§ **SUPPLIED INFORMATION**:
-*-*-

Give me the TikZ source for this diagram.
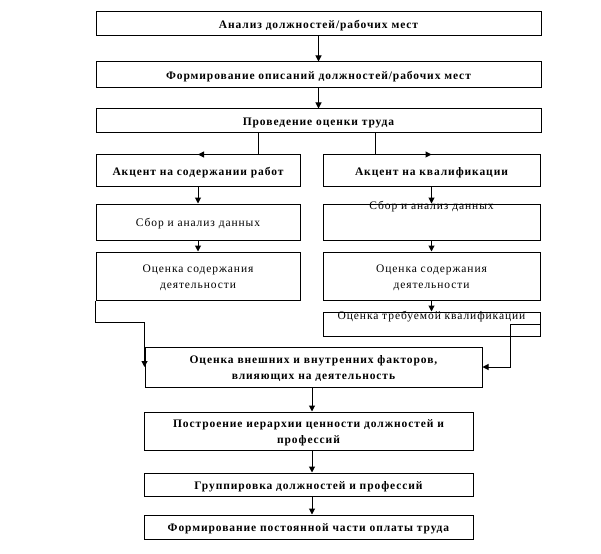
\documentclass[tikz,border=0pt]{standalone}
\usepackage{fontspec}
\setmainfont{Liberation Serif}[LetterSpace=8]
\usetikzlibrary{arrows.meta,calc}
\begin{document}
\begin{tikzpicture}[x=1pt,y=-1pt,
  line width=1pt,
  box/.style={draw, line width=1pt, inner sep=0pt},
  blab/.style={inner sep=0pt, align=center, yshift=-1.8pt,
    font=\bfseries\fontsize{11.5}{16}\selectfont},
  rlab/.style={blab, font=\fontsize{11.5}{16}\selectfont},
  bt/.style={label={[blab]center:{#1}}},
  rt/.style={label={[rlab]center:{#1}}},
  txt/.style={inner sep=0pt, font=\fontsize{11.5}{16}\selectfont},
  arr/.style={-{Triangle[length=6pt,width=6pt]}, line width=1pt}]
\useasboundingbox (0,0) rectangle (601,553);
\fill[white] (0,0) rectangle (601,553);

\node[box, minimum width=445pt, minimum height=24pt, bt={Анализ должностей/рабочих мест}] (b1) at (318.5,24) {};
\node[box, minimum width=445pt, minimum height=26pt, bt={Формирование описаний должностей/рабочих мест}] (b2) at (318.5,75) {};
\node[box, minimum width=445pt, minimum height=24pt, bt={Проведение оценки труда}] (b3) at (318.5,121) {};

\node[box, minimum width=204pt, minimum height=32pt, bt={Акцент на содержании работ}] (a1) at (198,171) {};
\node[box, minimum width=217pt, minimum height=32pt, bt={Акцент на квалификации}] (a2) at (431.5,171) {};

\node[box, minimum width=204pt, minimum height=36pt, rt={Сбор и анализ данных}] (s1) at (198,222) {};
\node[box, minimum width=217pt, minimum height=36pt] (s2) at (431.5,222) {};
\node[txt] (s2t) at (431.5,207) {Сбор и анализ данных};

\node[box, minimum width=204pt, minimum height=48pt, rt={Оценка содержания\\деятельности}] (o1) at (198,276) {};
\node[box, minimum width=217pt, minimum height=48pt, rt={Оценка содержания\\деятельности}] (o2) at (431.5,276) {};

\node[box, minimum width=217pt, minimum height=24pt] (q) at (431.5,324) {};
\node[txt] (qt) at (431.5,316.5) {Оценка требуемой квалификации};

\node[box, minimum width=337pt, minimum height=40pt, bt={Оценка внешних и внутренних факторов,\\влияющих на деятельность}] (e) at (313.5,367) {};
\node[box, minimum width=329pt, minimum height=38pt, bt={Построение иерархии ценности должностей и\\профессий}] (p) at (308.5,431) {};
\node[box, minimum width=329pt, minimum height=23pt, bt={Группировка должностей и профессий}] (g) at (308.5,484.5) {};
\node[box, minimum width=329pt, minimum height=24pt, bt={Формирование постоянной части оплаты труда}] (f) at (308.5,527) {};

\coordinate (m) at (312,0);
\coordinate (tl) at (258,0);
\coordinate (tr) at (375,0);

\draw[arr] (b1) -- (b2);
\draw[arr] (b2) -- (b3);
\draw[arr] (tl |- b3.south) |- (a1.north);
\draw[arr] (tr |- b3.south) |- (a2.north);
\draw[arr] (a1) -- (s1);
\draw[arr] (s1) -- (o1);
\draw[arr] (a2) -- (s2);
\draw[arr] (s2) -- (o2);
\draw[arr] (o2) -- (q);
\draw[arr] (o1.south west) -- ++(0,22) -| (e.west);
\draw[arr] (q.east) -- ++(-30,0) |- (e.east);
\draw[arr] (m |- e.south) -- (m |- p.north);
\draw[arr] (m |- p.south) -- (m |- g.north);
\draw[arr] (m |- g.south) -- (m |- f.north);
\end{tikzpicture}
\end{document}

-*-*-

§ **WHAT NEEDS TO BE DONE**:
Omit pictures; set down the rest of the material word for word.

§ **RESPONSE BELOW**:
Give me the TikZ source for this diagram.
\documentclass[tikz,border=0pt]{standalone}
\usepackage{fontspec}
\setmainfont{Liberation Serif}[LetterSpace=8]
\usetikzlibrary{arrows.meta,calc}
\begin{document}
\begin{tikzpicture}[x=1pt,y=-1pt,
  line width=1pt,
  box/.style={draw, line width=1pt, inner sep=0pt},
  blab/.style={inner sep=0pt, align=center, yshift=-1.8pt,
    font=\bfseries\fontsize{11.5}{16}\selectfont},
  rlab/.style={blab, font=\fontsize{11.5}{16}\selectfont},
  bt/.style={label={[blab]center:{#1}}},
  rt/.style={label={[rlab]center:{#1}}},
  txt/.style={inner sep=0pt, font=\fontsize{11.5}{16}\selectfont},
  arr/.style={-{Triangle[length=6pt,width=6pt]}, line width=1pt}]
\useasboundingbox (0,0) rectangle (601,553);
\fill[white] (0,0) rectangle (601,553);

\node[box, minimum width=445pt, minimum height=24pt, bt={Анализ должностей/рабочих мест}] (b1) at (318.5,24) {};
\node[box, minimum width=445pt, minimum height=26pt, bt={Формирование описаний должностей/рабочих мест}] (b2) at (318.5,75) {};
\node[box, minimum width=445pt, minimum height=24pt, bt={Проведение оценки труда}] (b3) at (318.5,121) {};

\node[box, minimum width=204pt, minimum height=32pt, bt={Акцент на содержании работ}] (a1) at (198,171) {};
\node[box, minimum width=217pt, minimum height=32pt, bt={Акцент на квалификации}] (a2) at (431.5,171) {};

\node[box, minimum width=204pt, minimum height=36pt, rt={Сбор и анализ данных}] (s1) at (198,222) {};
\node[box, minimum width=217pt, minimum height=36pt] (s2) at (431.5,222) {};
\node[txt] (s2t) at (431.5,207) {Сбор и анализ данных};

\node[box, minimum width=204pt, minimum height=48pt, rt={Оценка содержания\\деятельности}] (o1) at (198,276) {};
\node[box, minimum width=217pt, minimum height=48pt, rt={Оценка содержания\\деятельности}] (o2) at (431.5,276) {};

\node[box, minimum width=217pt, minimum height=24pt] (q) at (431.5,324) {};
\node[txt] (qt) at (431.5,316.5) {Оценка требуемой квалификации};

\node[box, minimum width=337pt, minimum height=40pt, bt={Оценка внешних и внутренних факторов,\\влияющих на деятельность}] (e) at (313.5,367) {};
\node[box, minimum width=329pt, minimum height=38pt, bt={Построение иерархии ценности должностей и\\профессий}] (p) at (308.5,431) {};
\node[box, minimum width=329pt, minimum height=23pt, bt={Группировка должностей и профессий}] (g) at (308.5,484.5) {};
\node[box, minimum width=329pt, minimum height=24pt, bt={Формирование постоянной части оплаты труда}] (f) at (308.5,527) {};

\coordinate (m) at (312,0);
\coordinate (tl) at (258,0);
\coordinate (tr) at (375,0);

\draw[arr] (b1) -- (b2);
\draw[arr] (b2) -- (b3);
\draw[arr] (tl |- b3.south) |- (a1.north);
\draw[arr] (tr |- b3.south) |- (a2.north);
\draw[arr] (a1) -- (s1);
\draw[arr] (s1) -- (o1);
\draw[arr] (a2) -- (s2);
\draw[arr] (s2) -- (o2);
\draw[arr] (o2) -- (q);
\draw[arr] (o1.south west) -- ++(0,22) -| (e.west);
\draw[arr] (q.east) -- ++(-30,0) |- (e.east);
\draw[arr] (m |- e.south) -- (m |- p.north);
\draw[arr] (m |- p.south) -- (m |- g.north);
\draw[arr] (m |- g.south) -- (m |- f.north);
\end{tikzpicture}
\end{document}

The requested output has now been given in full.